Хуан с удивлением посмотрел на девушку.
– Что ты хочешь этим сказать, Габи? Ты что задумала?
– Тут дело слишком щекотливое и трудное, Хуан. Я беременна.
– Этого надо было ожидать, – обескураженно ответил Хуан.
– Да, Хуан. Но дело в том, что это не твой ребёнок.
– Не мой? А чей же тогда?
– Это худшее, что могло произойти, Хуан. Это от того мерзкого мулата!
Хуан вспомнил, что негласно сам дал добро на насилие, и теперь вспомнил, что тот хвастал связью с сеньоритой. Острое чувство ревности и злости вдруг бросилось в лицо. Захотелось ударить Габриэлу, обругать, истерзать, уничтожить.
Но он сидел молча, не в силах справиться с навалившимися чувствами.
– Этого я не ожидал, сеньорита. И что теперь?
– Сама не знаю. Наверное, необходимо исчезнуть, когда скрывать живот будет больше невозможно. Но как это сделать?
– Понимаю, сеньорита! Действительно, положение для тебя ужасное. Тут ничего не поможет, разве что обратиться к знахарке по этим делам.

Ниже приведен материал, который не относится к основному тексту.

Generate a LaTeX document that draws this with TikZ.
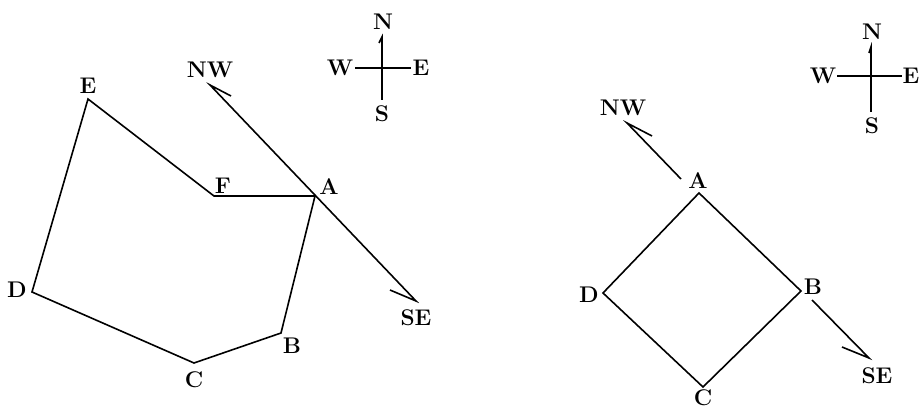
\documentclass[tikz,border=0pt]{standalone}
\begin{document}
\begin{tikzpicture}[x=0.75pt,y=-0.75pt,
  edge/.style={line width=1.2pt, line join=miter},
  lab/.style={font=\fontsize{17}{18}\selectfont\bfseries, inner sep=0pt}]
\useasboundingbox (0,0) rectangle (922,410);
% ---------- left figure ----------
\coordinate (LA) at (315,196);
\coordinate (LB) at (281,333);
\coordinate (LC) at (194,363);
\coordinate (LD) at (32,292);
\coordinate (LE) at (88,99);
\coordinate (LF) at (214,196);
\coordinate (LNW) at (210,85);
\coordinate (LNWb) at (231,96);
\coordinate (LSE) at (416,301);
\coordinate (LSEb) at (390,290);
\draw[edge] (LA) -- (LB) -- (LC) -- (LD) -- (LE) -- (LF) -- (LA);
\draw[edge] (LNWb) -- (LNW) -- (LSE) -- (LSEb);
\node[lab] (lA) at (329,187) {A};
\node[lab] (lB) at (292,346) {B};
\node[lab] (lC) at (194,380) {C};
\node[lab] (lD) at (17,290) {D};
\node[lab] (lE) at (88,86) {E};
\node[lab] (lF) at (223,186) {F};
\node[lab] (lNW) at (210,70) {NW};
\node[lab] (lSE) at (416,318) {SE};
% left compass
\coordinate (LcN) at (382,37);
\coordinate (LcNb) at (379,43);
\coordinate (LcS) at (382,100);
\coordinate (LcW) at (355,68);
\coordinate (LcE) at (411,68);
\draw[edge] (LcNb) -- (LcN) -- (LcS);
\draw[edge] (LcW) -- (LcE);
\node[lab] (lcN) at (383,22) {N};
\node[lab] (lcS) at (382,114) {S};
\node[lab] (lcW) at (340,68) {W};
\node[lab] (lcE) at (421,68) {E};
% ---------- right figure ----------
\coordinate (RA) at (699,193);
\coordinate (RB) at (801,291);
\coordinate (RC) at (703,387);
\coordinate (RD) at (603,293);
\coordinate (RNWs) at (681,179);
\coordinate (RNW) at (627,123);
\coordinate (RNWb) at (652,136);
\coordinate (RSEs) at (812,300);
\coordinate (RSE) at (869,358);
\coordinate (RSEb) at (842,347);
\draw[edge] (RA) -- (RB) -- (RC) -- (RD) -- cycle;
\draw[edge] (RNWs) -- (RNW) -- (RNWb);
\draw[edge] (RSEs) -- (RSE) -- (RSEb);
\node[lab] (rA) at (698,181) {A};
\node[lab] (rB) at (813,287) {B};
\node[lab] (rC) at (703,398) {C};
\node[lab] (rD) at (589,295) {D};
\node[lab] (rNW) at (623,108) {NW};
\node[lab] (rSE) at (877,376) {SE};
% right compass
\coordinate (RcN) at (871,47);
\coordinate (RcNb) at (869,53);
\coordinate (RcS) at (871,112);
\coordinate (RcW) at (837,76);
\coordinate (RcE) at (902,76);
\draw[edge] (RcNb) -- (RcN) -- (RcS);
\draw[edge] (RcW) -- (RcE);
\node[lab] (rcN) at (872,32) {N};
\node[lab] (rcS) at (872,126) {S};
\node[lab] (rcW) at (823,76) {W};
\node[lab] (rcE) at (911,76) {E};
\end{tikzpicture}
\end{document}
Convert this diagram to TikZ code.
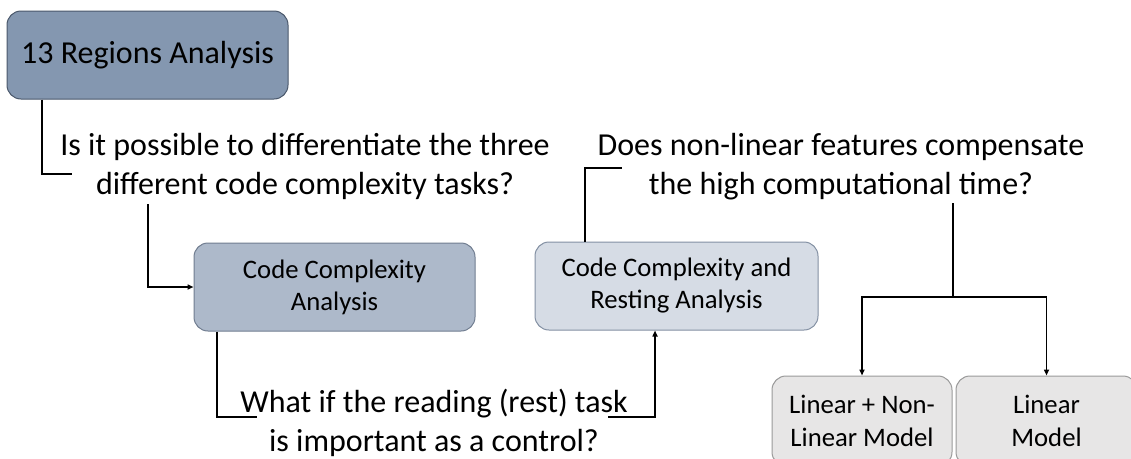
\documentclass[tikz,border=0pt]{standalone}
\usepackage{fontspec}
\setmainfont{Carlito}
\usetikzlibrary{arrows.meta}
\definecolor{fillA}{HTML}{8497B0}
\definecolor{lineA}{HTML}{4A586B}
\definecolor{fillB}{HTML}{ADB9CA}
\definecolor{lineB}{HTML}{707D90}
\definecolor{fillC}{HTML}{D6DCE5}
\definecolor{lineC}{HTML}{8390A3}
\definecolor{fillD}{HTML}{E7E6E6}
\definecolor{lineD}{HTML}{9A9A9A}
\begin{document}
\begin{tikzpicture}[x=1pt,y=-1pt,
  box/.style={draw, rounded corners=14pt, line width=1pt, inner sep=0pt, align=center,
    font=\fontsize{26.7}{32}\selectfont, text=black},
  qtext/.style={inner sep=0pt, align=center, font=\fontsize{32}{39}\selectfont},
  conn/.style={line width=1.8pt, black},
  arr/.style={conn, -{Triangle[length=6pt,width=5pt]}}]
\clip (0,0) rectangle (1131,458);
\fill[white] (0,0) rectangle (1131,458);

% boxes
\node[box, fill=fillA, draw=lineA, minimum width=281pt, minimum height=88pt,
  font=\fontsize{32}{39}\selectfont] (b1) at (147.5,55) {13 Regions Analysis};
\node[box, fill=fillB, draw=lineB, minimum width=281pt, minimum height=88pt] (b2) at (334.5,287)
  {Code Complexity\\Analysis};
\node[box, fill=fillC, draw=lineC, minimum width=283pt, minimum height=88pt] (b3) at (676.5,286)
  {Code Complexity and\\Resting Analysis};
\node[box, fill=fillD, draw=lineD, minimum width=180pt, minimum height=90pt,
  font=\fontsize{26.7}{33}\selectfont] (b4) at (862,421) {Linear + Non-\\Linear Model};
\node[box, fill=fillD, draw=lineD, minimum width=181pt, minimum height=90pt,
  font=\fontsize{26.7}{33}\selectfont] (b5) at (1046.5,421) {Linear\\Model};

% question texts
\node[qtext] (q1) at (305,166) {Is it possible to differentiate the three\\different code complexity tasks?};
\node[qtext] (q2) at (841,167) {Does non-linear features compensate\\the high computational time?};
\node[qtext] (q3) at (434,422.5) {What if the reading (rest) task\\is important as a control?};

% elbow points
\coordinate (k1) at (42,174);
\coordinate (q1in) at (72,174);
\coordinate (q1out) at (148,204);
\coordinate (k3) at (217,417);
\coordinate (q3in) at (257,417);
\coordinate (q3out) at (608,417);
\coordinate (k4) at (655,417);
\coordinate (k5) at (585,168);
\coordinate (q2in) at (622,168);
\coordinate (q2out) at (953,203);
\coordinate (k6) at (953,297);

% connectors
\draw[conn] (b1.south -| k1) -- (k1) -- (q1in);
\draw[arr] (q1out) |- (b2.west);
\draw[conn] (b2.south -| k3) -- (k3) -- (q3in);
\draw[arr] (q3out) -- (k4) -- (b3.south -| k4);
\draw[conn] (b3.north -| k5) -- (k5) -- (q2in);
\draw[conn] (q2out) -- (k6);
\draw[arr] (k6) -| (b4.north);
\draw[arr] (k6) -| (b5.north);
\end{tikzpicture}
\end{document}
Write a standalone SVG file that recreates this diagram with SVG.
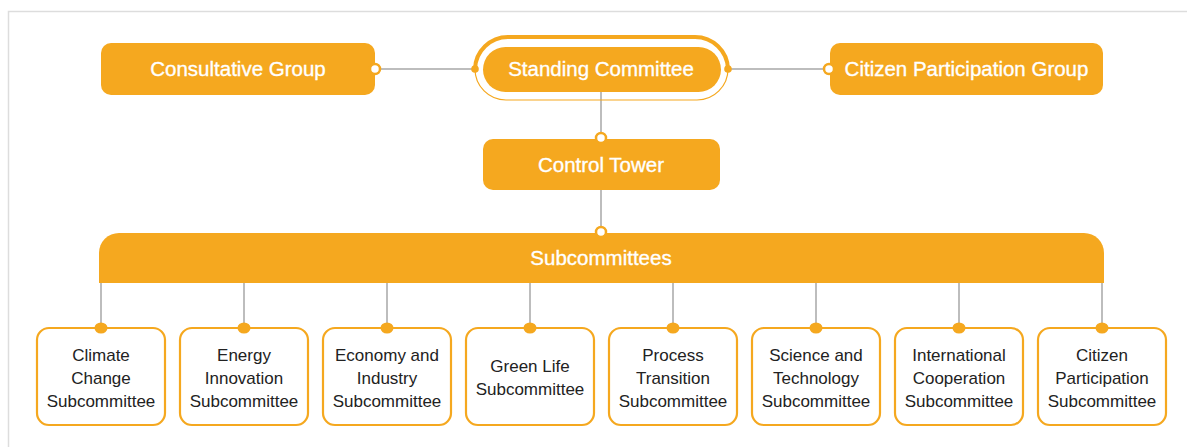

– Когда я вспоминаю об этом, я так ненавижу будущего ребёнка, что часто боюсь что-нибудь сделать с собой, Хуан!
– Придётся тебе хорошенько всё обдумать, пока есть ещё время. Иначе у тебя будет много неприятностей и судьба твоя окажется незавидной. Испанке не простят чёрного ребёнка.
Габриэла вздохнула и долго молча переживала разговор. Хуан с жалостью посматривал на неё. Никаких больше чувств он к ней не испытывал. И был рад повороту такому. Надеялся, что набеги страсти больше не будут в нём бушевать.
Прошло три дня. Вернулся Лало из последнего свидания с семьёй дона Рожерио. Хуан сообщил сеньорите последние новости.
– Значит, недели через три можно будет вернуться в усадьбу? – проговорила Габриэла без особого энтузиазма. –Хорошо! Наконец-то окончится моё заточение, – и она вскинула глаза на Хуана.
– Только не это, Габриэла! – Тут же воскликнул Хуан, углядев в глазах и лице характерный блеск желания.